Dorothea Puente rented her apartment to elderly people then killed them

Dorothea Helen Gray was born on January 9, 1929, in Redlands, California.

Dorothea Puente was a convicted serial killer who operated a boarding house in Sacramento, California in the 1980s. She cashed the Social Security checks of the elderly and disabled boarders living in her house after she murdered them. Many of them were found dead and buried in the compound of the boarding house.

Ruth Monroe, a close friend and business colleague of Puente, rented a room in an apartment that belonged to Puente in April 1982. Monroe passed away from a codeine and Tylenol overdose not long after moving in. Puente said that Monroe had been despondent as a result of her husband’s illness when questioned by the police. The death was formally ruled as suicide by the police.

Malcolm McKenzie, 74, charged Puente of drugging him and stealing his pension a few weeks later. In August of that year, Puente was accused of stealing, found guilty, and given a five-year prison term. She started a relationship with 77-year-old Everson Gillmouth while she was incarcerated. After serving her sentence for three years in 1985, she created a joint bank account with Gillmouth.

The House where she carried out her crimes

Puente hired Ismael Florez, a handyman, to install wood paneling in her house in November of that same year. Puente handed him a $800 bonus for finishing the task and a red 1980 Ford pickup truck, the same make and style as Gillmouth’s vehicle. She informed Florez that the truck was her boyfriend’s and that he had given it to her.

Puente also hired Florez to construct a box for her that measured six feet by three feet by two feet and was intended to hold “books and other belongings,” according to Puente. She then drove to a roadway in Sutter County with Florez.

Puente told Florez to stop while they were on Garden Highway in Sutter County and dump the box of “junk” on the riverbank at an unofficial household junk dumping site. On January 1, 1986, a fisherman spotted the suspicious looking coffin-like box near the river and called police. Investigators opened the box and found the badly decomposed and unidentifiable body of an elderly man inside.

Puente kept running her boarding house at this time, housing elderly and disabled people. She checked their mail and collected any cash or Social Security payments they received.

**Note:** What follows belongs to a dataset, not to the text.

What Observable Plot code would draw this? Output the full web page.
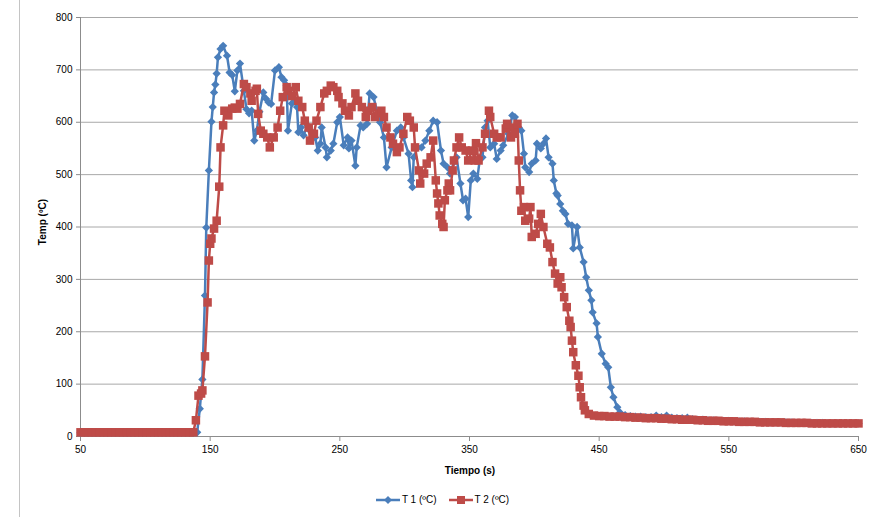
<!DOCTYPE html>
<html>
<head>
<meta charset="utf-8">
<script src="https://cdn.jsdelivr.net/npm/d3@7"></script>
<script src="https://cdn.jsdelivr.net/npm/@observablehq/plot@0.6"></script>
<style>
  html, body { margin: 0; padding: 0; background: #fff; }
  #wrap { position: relative; width: 885px; height: 517px; font-family: "Liberation Sans", Arial, sans-serif; }
  #frame { position: absolute; left: 19px; top: 0; width: 1px; height: 517px; background: #c4c4c4; }
  .atitle { position: absolute; font-size: 10px; font-weight: bold; color: #000; white-space: nowrap; }
  #legend { position: absolute; top: 494px; left: 0; width: 885px; text-align: center; font-size: 10px; color: #000; }
  #legend span.item { display: inline-flex; align-items: center; margin: 0 6px; }
  #legend svg { margin-right: 2px; }
</style>
</head>
<body>
<div id="wrap">
  <div id="frame"></div>
  <div id="chart"></div>
  <div class="atitle" id="ytitle" style="left:42px; top:222px; transform: translate(-50%,-50%) rotate(-90deg);">Temp (ºC)</div>
  <div class="atitle" id="xtitle" style="left:470px; top:470px; transform: translate(-50%,-50%);">Tiempo (s)</div>
  <div id="legend"></div>
</div>
<script>
// ---- Data ----
const xTicks = [50, 150, 250, 350, 450, 550, 650];
const yTicks = [0, 100, 200, 300, 400, 500, 600, 700, 800];
const seriesNames = ["T 1 (ºC)", "T 2 (ºC)"];

const t1Time = [50,53,56,59,62,65,68,71,74,77,80,83,86,89,92,95,98,101,104,107,110,113,116,119,122,125,128,131,134,137,140,
  142,144,146,147,149,151,152,153,154,155,156,158,160,163,165,167,169,171,173,176,178,180,182,184,186,188,191,193,195,197,
  200,203,205,207,209,210,213,215,217,218,220,222,225,227,229,231,233,235,236,239,240,243,245,248,250,253,256,257,259,262,
  263,266,268,271,273,276,279,281,284,286,290,294,297,299,303,305,306,307,310,313,316,319,322,325,328,330,333,335,338,340,
  343,345,347,349,351,353,356,358,360,362,364,366,369,371,374,376,380,383,385,388,390,392,393,396,398,401,402,405,407,409,
  411,414,415,417,418,420,422,424,426,429,430,433,435,438,440,442,444,445,448,449,452,455,457,459,461,464,466,470,
  474,478,482,486,490,494,498,502,506,510,514,518,522,526,530,534,538,542,546,550,554,558,562,566,570,574,578,582,586,590,
  594,598,602,606,610,614,618,622,626,630,634,638,642,646,650];
const t1Temp = [7,7,7,7,7,7,7,7,7,7,7,7,7,7,7,7,7,7,7,7,7,7,7,7,7,7,7,7,7,7,8,
  53,109,269,399,508,601,629,657,672,693,724,740,746,727,695,690,659,699,712,660,625,617,622,565,584,620,657,645,638,635,
  699,705,686,680,670,584,636,640,629,581,590,575,594,584,580,571,546,559,590,552,533,546,559,600,610,556,571,550,565,517,
  552,594,590,597,655,648,617,600,571,514,552,584,590,571,540,489,476,533,552,552,565,584,603,600,546,521,514,502,524,533,
  483,451,454,419,489,502,492,530,533,590,603,552,559,530,546,556,578,613,610,590,584,540,514,505,521,527,559,550,559,569,
  533,521,489,464,460,444,431,425,406,403,359,400,361,333,304,279,260,237,216,190,158,139,132,94,75,56,46,41,
  39,38,38,37,37,40,37,40,36,35,35,36,33,32,32,31,31,30,30,30,29,29,29,28,28,28,28,27,27,27,
  27,27,26,26,26,26,26,26,25,25,25,25,25,25,25];

const t2Time = [50,53,56,59,62,65,68,71,74,77,80,83,86,89,92,95,98,101,104,107,110,113,116,119,122,125,128,131,134,137,
  139,141,143,144,146,148,149,150,151,153,155,157,158,160,161,164,167,169,171,173,176,178,181,182,185,186,187,189,191,194,
  196,199,202,204,206,209,210,213,216,218,221,223,226,227,230,232,235,238,240,243,245,248,249,252,254,257,259,262,264,267,
  270,272,275,277,280,282,284,286,289,291,294,296,299,302,304,307,308,311,312,315,317,320,322,324,325,326,327,329,330,331,
  333,334,335,337,338,340,342,344,347,349,352,354,355,357,360,362,365,366,369,371,374,378,379,382,384,385,387,388,389,390,
  392,393,396,397,398,401,403,405,407,410,412,414,416,418,420,421,423,425,427,428,429,430,432,434,435,436,438,439,442,446,
  450,454,458,462,466,470,474,478,482,486,490,494,498,502,506,510,514,518,522,526,530,534,538,542,546,550,554,558,562,566,
  570,574,578,582,586,590,594,598,602,606,610,614,618,622,626,630,634,638,642,646,650];
const t2Temp = [8,8,8,8,8,8,8,8,8,8,8,8,8,8,8,8,8,8,8,8,8,8,8,8,8,8,8,8,8,8,
  31,78,82,88,153,256,336,368,378,397,412,477,552,594,622,613,626,628,626,635,673,667,655,641,660,664,616,584,578,571,
  552,571,590,622,648,667,660,650,667,641,629,603,590,565,578,603,629,655,660,670,667,660,648,636,622,613,629,655,641,629,
  610,622,629,610,617,622,610,590,571,559,543,552,578,610,603,590,552,508,483,502,521,533,565,489,464,445,422,406,400,451,
  470,483,470,508,527,552,571,552,546,527,546,527,560,527,552,578,622,610,578,571,571,588,597,571,590,578,597,527,470,431,
  438,412,416,438,381,387,406,425,400,368,361,333,311,292,304,285,266,247,221,209,183,161,136,116,94,75,59,50,43,40,
  39,39,38,38,38,37,37,36,36,35,35,35,34,34,33,33,32,32,32,31,31,30,30,30,29,29,29,28,28,28,
  28,27,27,27,27,27,26,26,26,26,26,25,25,25,25,25,25,25,25,25,25];

const colors = ["#4A7EBB", "#BE4B48"];

// ---- Build tables ----
const d1 = t1Time.map((t, i) => ({t, v: t1Temp[i]}));
const d2 = t2Time.map((t, i) => ({t, v: t2Temp[i]}));

const diamond = {
  draw(ctx, size) {
    const h = Math.sqrt(size / 2);
    ctx.moveTo(0, -h); ctx.lineTo(h, 0); ctx.lineTo(0, h); ctx.lineTo(-h, 0); ctx.closePath();
  }
};

const chart = Plot.plot({
  width: 885,
  height: 480,
  marginLeft: 80,
  marginRight: 27,
  marginTop: 17,
  marginBottom: 44,
  style: {fontFamily: "'Liberation Sans', Arial, sans-serif", fontSize: "10px", color: "#000", background: "transparent", overflow: "visible"},
  x: {domain: [50, 650]},
  y: {domain: [0, 800]},
  marks: [
    Plot.gridY(yTicks, {stroke: "#a8a8a8", strokeOpacity: 1, strokeWidth: 1}),
    Plot.ruleY([0], {stroke: "#8c8c8c"}),
    Plot.ruleX([50], {stroke: "#8c8c8c"}),
    Plot.axisX(xTicks, {tickSize: 5, tickPadding: 4, label: null, stroke: "#8c8c8c", fill: "#000"}),
    Plot.axisY(yTicks, {tickSize: 4, tickPadding: 4, label: null, stroke: "#8c8c8c", fill: "#000"}),
    Plot.line(d1, {x: "t", y: "v", stroke: colors[0], strokeWidth: 2.5}),
    Plot.dot(d1, {x: "t", y: "v", symbol: diamond, r: 3.3, fill: colors[0], stroke: "none"}),
    Plot.line(d2, {x: "t", y: "v", stroke: colors[1], strokeWidth: 2.5}),
    Plot.dot(d2, {x: "t", y: "v", symbol: "square", r: 4.8, fill: colors[1], stroke: "none"})
  ]
});
document.getElementById("chart").appendChild(chart);

// ---- Legend ----
const legend = document.getElementById("legend");
seriesNames.forEach((name, i) => {
  const item = document.createElement("span");
  item.className = "item";
  const marker = i === 0
    ? `<path d="M12,1 L16,5 L12,9 L8,5 Z" fill="${colors[0]}"/>`
    : `<rect x="8" y="1" width="8" height="8" fill="${colors[1]}"/>`;
  item.innerHTML = `<svg width="24" height="10"><line x1="0" y1="5" x2="24" y2="5" stroke="${colors[i]}" stroke-width="2.5"/>${marker}</svg><span>${name}</span>`;
  legend.appendChild(item);
});
</script>
</body>
</html>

She gave them each a monthly stipend, but she kept the rest to cover what she said were boarding house costs. Due to prior orders for her to avoid elderly people and refrain from handling government checks, a number of parole officers paid a visit to Puente’s boarding house. Despite these frequent visits, she was never charged with anything.

Puente was charged with nine counts of murder, for the seven bodies found at her house in addition to Gillmouth and Montoya

Alvaro Montoya, another resident of Puente’s home, vanished in November 1988. Montoya suffered from schizophrenia and developmental disabilities. His social worker reported him missing after he skipped meetings. When the police came, they immediately started searching Puente’s boarding house. Seven bodies were found in the yard when they found newly disturbed soil. Puente was not thought to be a suspect when the investigation started. She escaped to Los Angeles as soon as authorities allowed her to leave their sight, where she visited a bar and began to talk to an elderly pensioner. The man recognized her from the news and called the police.

Puente was charged with nine counts of murder, for the seven bodies found at her house in addition to Gillmouth and Montoya. She was convicted of three of the murders, as jury could not agree on the other six.

Puente was sentenced to two life sentences which she served at Central California Women’s Facility in Madera County, California until her death in 2011 at age 82. Until her death, she continued to insist that she was innocent and that the tenants had all died of natural causes.